Mixing PTX and C++ OR: Copy to __constant__ w/ device API?

Hey, all:

An algorithm I’m porting is massively huge in C++ by the time it gets to PTX, using 54 registers or something (naturally it changes every time I compile, including a few times when I didn’t change any source files, so it’s hard to say for sure). I know I can get it under 24 registers if I do it by hand, and the compiler’s been driving me up the wall, so I’m just going to write it in PTX. However, there are several other algorithms that will work just fine in a .cu, and I don’t want to write these in PTX if I don’t have to.
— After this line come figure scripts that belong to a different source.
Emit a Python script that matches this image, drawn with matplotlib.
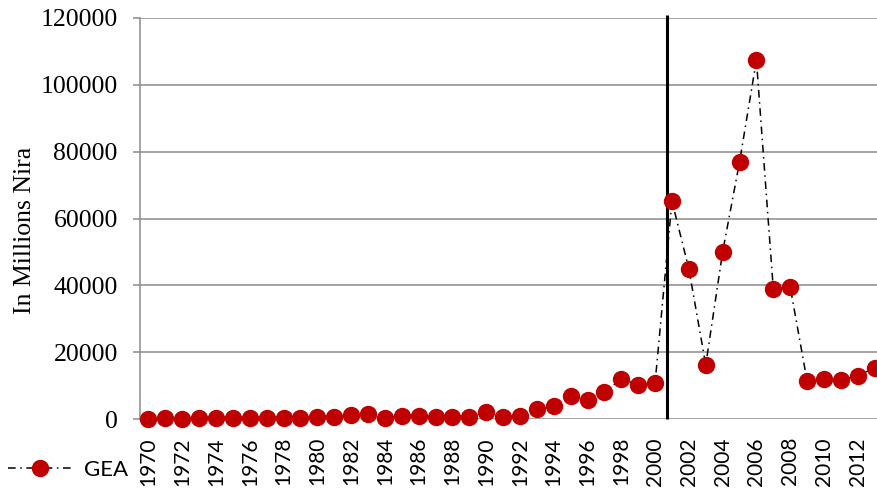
import numpy as np
import matplotlib.pyplot as plt

# Datos (millones de Naira)
anios = list(range(1970, 2014))
gea = [100, 150, 120, 150, 200, 250, 200, 250, 300, 350,
       500, 700, 1100, 1400, 400, 1000, 900, 500, 700, 700,
       2000, 600, 900, 3000, 3800, 7000, 5700, 8000, 12000, 10200,
       10800, 65200, 44900, 16200, 50000, 76900, 107400, 38900, 39500, 11400,
       12000, 11700, 12900, 15300]

etiquetas_x = [str(a) for a in anios if a % 2 == 0]
ticks_y = [0, 20000, 40000, 60000, 80000, 100000, 120000]
linea_corte = 2000.7

gris = '#8c8c8c'
rojo = '#C00000'

fig = plt.figure(figsize=(8.77, 4.88), dpi=100)
ax = fig.add_axes([140/877, 69/488, 737/877, 401/488])

ax.set_xlim(1969.5, 2013.14)
ax.set_ylim(0, 120000)

# Rejilla horizontal
for t in ticks_y:
    ax.axhline(t, color=gris, linewidth=1.1, zorder=1)

# Linea vertical de referencia
ax.vlines(linea_corte, 0, 121000, color='black', linewidth=2.2, zorder=2, clip_on=False)

ax.plot(anios, gea, color='black', linewidth=1.1, dashes=[5, 3, 1, 3],
        marker='o', markersize=11.5, markerfacecolor=rojo, markeredgecolor=rojo,
        label='GEA', zorder=3, clip_on=False)

for lado in ['top', 'right', 'bottom']:
    ax.spines[lado].set_visible(False)
ax.spines['left'].set_color(gris)
ax.spines['left'].set_linewidth(1.1)

ax.set_yticks(ticks_y)
ax.set_yticklabels([str(t) for t in ticks_y], fontfamily='Liberation Serif', fontsize=18.5)
ax.tick_params(axis='y', length=5, width=1.1, color=gris, pad=11)

ax.set_xticks([a for a in anios if a % 2 == 0])
ax.set_xticklabels(etiquetas_x, rotation=90, fontfamily='Lato', fontsize=15, va='top')
ax.tick_params(axis='x', length=0, pad=13)

ax.set_ylabel('In Millions Nira', fontfamily='Liberation Serif', fontsize=18.5)
ax.yaxis.set_label_coords(-0.141, 0.47)

fig.legend(loc='center left', bbox_to_anchor=(8/877, 1 - 470/488), frameon=False,
           borderpad=0, borderaxespad=0, handlelength=2.9, handletextpad=0.5,
           prop={'family': 'Lato', 'size': 16})

fig.savefig('out.png', dpi=100)
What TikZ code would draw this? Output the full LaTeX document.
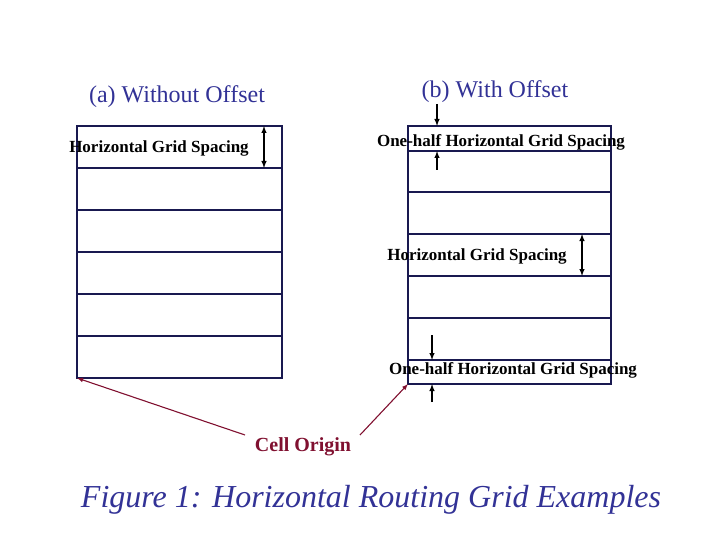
\documentclass[tikz,border=0pt]{standalone}
\usepackage{fontspec}
\setmainfont{Liberation Serif}
\definecolor{navy}{RGB}{25,25,80}
\definecolor{titleblue}{RGB}{50,50,150}
\definecolor{wine}{RGB}{128,16,48}
\begin{document}
\begin{tikzpicture}[x=1pt,y=-1pt,
  grid/.style={draw=navy,line width=2pt},
  lbl/.style={font=\fontsize{17}{19}\selectfont\bfseries,inner sep=0pt},
  dim/.style={line width=1.4pt,-latex},
  ddim/.style={line width=1.4pt,latex-latex},
  org/.style={draw=wine,line width=1.1pt,-latex}]
\useasboundingbox (0,0) rectangle (720,540);
% left grid
\foreach \y in {168,210,252,294,336} \draw[grid] (77,\y) -- (282,\y);
\draw[grid] (77,126) rectangle (282,378);
\coordinate (lo) at (77,378);
\node[lbl] (lh) at (159,148) {Horizontal Grid Spacing};
\coordinate (la) at (264,126); \coordinate (lb) at (264,168);
\draw[ddim] (la) -- (lb);
% right grid
\foreach \y in {151,192,234,276,318,360} \draw[grid] (408,\y) -- (611,\y);
\draw[grid] (408,126) rectangle (611,384);
\coordinate (ro) at (408,384);
\node[lbl] (rt) at (501,142) {One-half Horizontal Grid Spacing};
\node[lbl] (rm) at (477,256) {Horizontal Grid Spacing};
\node[lbl] (rb) at (513,370) {One-half Horizontal Grid Spacing};
\coordinate (t1) at (437,104); \coordinate (t2) at (437,126);
\coordinate (t3) at (437,170); \coordinate (t4) at (437,151);
\draw[dim] (t1) -- (t2); \draw[dim] (t3) -- (t4);
\coordinate (m1) at (582,234); \coordinate (m2) at (582,276);
\draw[ddim] (m1) -- (m2);
\coordinate (b1) at (432,335); \coordinate (b2) at (432,360);
\coordinate (b3) at (432,402); \coordinate (b4) at (432,384);
\draw[dim] (b1) -- (b2); \draw[dim] (b3) -- (b4);
% titles
\node[text=titleblue,font=\fontsize{24}{28}\selectfont] (ta) at (177,97) {(a) Without Offset};
\node[text=titleblue,font=\fontsize{24}{28}\selectfont] (tb) at (495,92) {(b) With Offset};
% cell origin
\node[text=wine,font=\fontsize{20}{24}\selectfont\bfseries] (co) at (303,447) {Cell Origin};
\coordinate (c1) at (245,435); \coordinate (c2) at (360,435);
\draw[org] (c1) -- (lo); \draw[org] (c2) -- (ro);
\node[text=titleblue,font=\fontsize{32}{38}\selectfont\itshape] (cap) at (371,500) {Figure 1: Horizontal Routing Grid Examples};
\end{tikzpicture}
\end{document}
What’s the best way to combine .cu and handwritten .ptx? Particularly if I need to use the constant cache for code in .cu to attain good performance (note that there doesn’t appear to be a way to copy to constant space with the driver API, so I’d have to use the runtime API with all its C++ goodness. I’d prefer to use the driver API, but this feature is critical. If anyone knows how to do it, or sees something in the reference manual that I’m missing, let me know.)

Thanks for your help,

put a global const in your module and then access it through cuModuleGetGlobal, this way you should have gained access to the pointer, and fill it like any other array.

If it works, please write here :).

If you are using driverapi then modules are already compiled to cubin so, it doesn’t matter whether they are written in c or ptx asm. So combining them should be no problem. But that’s again a guess :).

If registers are a problem, try the compiler option --maxrregcount=…

Indeed it does! I’m not sure how memory is distinguished between being const and just global - maybe it’s just by address - but my tests show that it works. Thanks for the tip.